TIM MILLER: It's a little timely.
KURTZLEBEN: Yes (laughter). You really pulled your punches there. Tim Miller isn't exactly enamored with how the Republican Party has reshaped itself in the last few years. Miller worked for years on GOP campaigns and projects before leaving that line of work in disgust during the Trump era. His book is his insider's retelling of how and why the party became so thoroughly Trumpified. We're going to ask him all about that today. So, Tim, it's really good to have you.
MILLER: Hey, thanks for doing this. I didn't realize that everybody was already reading it along with you. That's so exciting. Hopefully...
KURTZLEBEN: Oh, yeah.
MILLER: ...They enjoyed it. I hope - well, hopefully there's at least one mean question, but hopefully most people enjoy it.
KURTZLEBEN: Honestly, there weren't. But let's start with the basics, and, I suppose, a pretty D.C. question. I'm going to ask you to essentially give us your resume. Tell us about your background in Republican politics. What were you doing up until Trump's election, and what are you doing now?
MILLER: Sure. So I grew up in Colorado, and I started, as a young high school kid, being a political nerd. And I just had the privilege and the luck to have a neighbor that was friends with a guy that was running for governor. His name was Bill Owens. And so in the summer when other kids had to flip burgers or whatever, I went and interned on his campaign. You know, he comes back from behind and wins the race, and I end up getting to go to the governor's office. So he ends up running the RGA. I go to college in Washington, D.C., at George Washington, worked on campaigns in a bunch of states leading up to John McCain's Iowa spokesperson, being his spokesperson on his Iowa presidential campaign. From there, I worked on a bunch of, you know, what you would now be the kind of extinct, moderate, RINO Republican presidential campaigns. I was spokesperson for Jon Huntsman in 2012. And then, after he lost, I begged my way into representing Mitt at the RNC during the general election. Some people still had hard feelings about the Huntsman-Romney rivalry, so I didn't get to go to Boston, but they did let me be his spokesperson at the RNC. And then, in 2016, as communications director for Jeb's campaign, before - I'm sure we'll get into this - speaking for the, you know, Republican at the time, was the first kind of Republicans Against Trump PAC, which was called Our Principles PAC. And then, you know, I don't know if you recall, but Donald Trump ends up winning, and I have a life crisis.
KURTZLEBEN: Well, your book is pretty savage to a lot of powerful Republicans.
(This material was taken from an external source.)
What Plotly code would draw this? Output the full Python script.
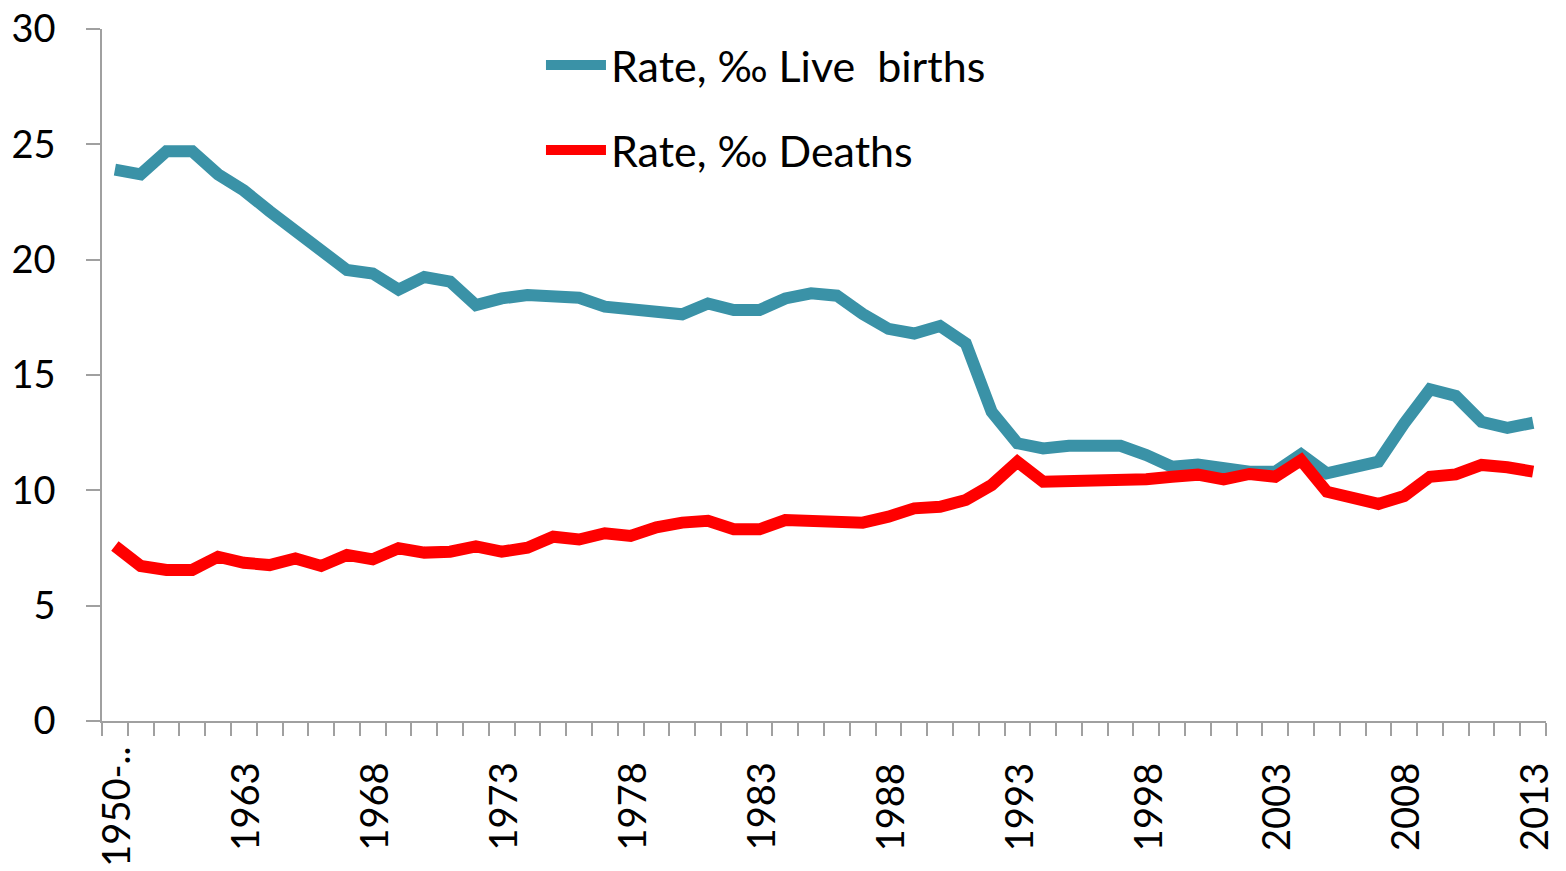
import plotly.graph_objects as go

categories = ["1950-..", "1959", "1960", "1961", "1962", "1963", "1964", "1965", "1966", "1967",
              "1968", "1969", "1970", "1971", "1972", "1973", "1974", "1975", "1976", "1977",
              "1978", "1979", "1980", "1981", "1982", "1983", "1984", "1985", "1986", "1987",
              "1988", "1989", "1990", "1991", "1992", "1993", "1994", "1995", "1996", "1997",
              "1998", "1999", "2000", "2001", "2002", "2003", "2004", "2005", "2006", "2007",
              "2008", "2009", "2010", "2011", "2012", "2013"]

births = [23.9, 23.7, 24.7, 24.7, 23.7, 23.0, 22.1, 21.3, 20.4, 19.55,
          19.4, 18.7, 19.25, 19.05, 18.03, 18.32, 18.47, 18.35, 18.35, 17.96,
          17.85, 17.85, 17.63, 18.1, 17.82, 17.82, 18.32, 18.54, 18.44, 17.65,
          17.0, 16.8, 17.12, 16.37, 13.41, 12.04, 11.82, 11.93, 11.93, 11.93,
          11.53, 11.02, 11.12, 10.98, 10.81, 10.81, 11.56, 10.74, 10.95, 11.24,
          12.9, 14.38, 14.09, 12.97, 12.71, 12.93]

deaths = [7.59, 6.72, 6.55, 6.55, 7.12, 6.86, 6.76, 7.05, 6.72, 7.2,
          7.01, 7.49, 7.3, 7.34, 7.57, 7.34, 7.51, 7.99, 7.87, 8.14,
          8.02, 8.4, 8.6, 8.68, 8.31, 8.31, 8.71, 8.71, 8.71, 8.6,
          8.86, 9.22, 9.29, 9.58, 10.23, 11.24, 10.37, 10.37, 10.37, 10.48,
          10.48, 10.59, 10.68, 10.47, 10.71, 10.59, 11.31, 9.94, 9.61, 9.41,
          9.75, 10.59, 10.69, 11.1, 11.0, 10.81]

tick_labels = ["1950-..", "1963", "1968", "1973", "1978", "1983", "1988", "1993",
               "1998", "2003", "2008", "2013"]

series_names = ["Rate, \u2030 Live  births", "Rate, \u2030 Deaths"]

FONT = "Lato"
AXIS_GREY = "#a0a0a0"

fig = go.Figure()
fig.add_trace(go.Scatter(x=categories, y=births, mode="lines", name=series_names[0],
                         line=dict(color="#3a92a7", width=12), legend="legend",
                         showlegend=True))
fig.add_trace(go.Scatter(x=categories, y=deaths, mode="lines", name=series_names[1],
                         line=dict(color="#ff0000", width=12), legend="legend2",
                         showlegend=True))

for lab in tick_labels:
    fig.add_annotation(x=categories.index(lab), y=-0.124, xref="x", yref="paper", text=lab,
                       textangle=-90, showarrow=False, xanchor="center", yanchor="middle",
                       font=dict(family=FONT, size=38, color="black"))

fig.update_layout(
    width=1566, height=871,
    margin=dict(l=102, r=20, t=29, b=150, autoexpand=False),
    paper_bgcolor="white", plot_bgcolor="white",
    showlegend=True,
    font=dict(family=FONT, size=38, color="black"),
    legend=dict(x=0.304, y=0.948, xanchor="left", yanchor="middle",
                bgcolor="rgba(0,0,0,0)", itemwidth=60,
                font=dict(family=FONT, size=43, color="black")),
    legend2=dict(x=0.304, y=0.825, xanchor="left", yanchor="middle",
                 bgcolor="rgba(0,0,0,0)", itemwidth=60,
                 font=dict(family=FONT, size=43, color="black")),
)

fig.update_xaxes(type="category", categoryorder="array", categoryarray=categories,
                 tickmode="array", tickvals=categories, ticktext=[""] * len(categories),
                 tickson="boundaries", ticks="outside", ticklen=13, tickwidth=1.5,
                 tickcolor=AXIS_GREY, showline=True, linecolor=AXIS_GREY, linewidth=1.5,
                 showgrid=False, zeroline=False, automargin=False,
                 range=[-0.5, len(categories) - 0.5])

fig.update_yaxes(range=[0, 30], tickmode="array", tickvals=[0, 5, 10, 15, 20, 25, 30],
                 ticktext=["0", "5", "10", "15", "20", "25", "30"],
                 ticks="outside", ticklen=14, tickwidth=1.5, tickcolor=AXIS_GREY,
                 showline=True, linecolor=AXIS_GREY, linewidth=1.5,
                 showgrid=False, zeroline=False, ticklabelstandoff=23, automargin=False,
                 tickfont=dict(family=FONT, size=38, color="black"))

fig.write_html("out.html", config={"displayModeBar": False},
               post_script="document.body.style.margin='0';")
And one of the things - one of the memorable things that you write early on is that you know this book would be cathartic for some liberals to read to...
MILLER: Yeah.
KURTZLEBEN: ...Just to read a dunk fest, essentially, on people like Sean Spicer, other Republicans. What were you hoping people would get from this book, though, if not just the joy of dunks?
MILLER: Yeah. I want to caveat that 'cause that was actually the original idea for the book - right? - was to just...
KURTZLEBEN: Oh, OK.
MILLER: ...Dunk at everyone. It was what - an agent came to me and said, I think you'd be really good at this book. You know, write the 10, you know, the 10 slimiest grifters in Republican Washington or whatever, and you'll, you know, we'll sell a million copies. That didn't feel like that was going to be satisfying for me on the writing side of things. And so while there is a little bit of that for sure, what I really wanted to do was focus more on the gray areas, you know, looking back at myself during that, you know, career - I jumped over a couple things, by the way, which we can talk about in my career, you know, going over my resume, things that I'm less proud of than some of the things I just mentioned - reflecting on that, reflecting on why I, as a gay Republican, you know, worked how I worked for candidates that opposed the most important thing in my life right now, my husband and child, and just grow - exploring that mindset, the mindset of the people in the political class, why we go along with things that we, you know, know at some level are harmful.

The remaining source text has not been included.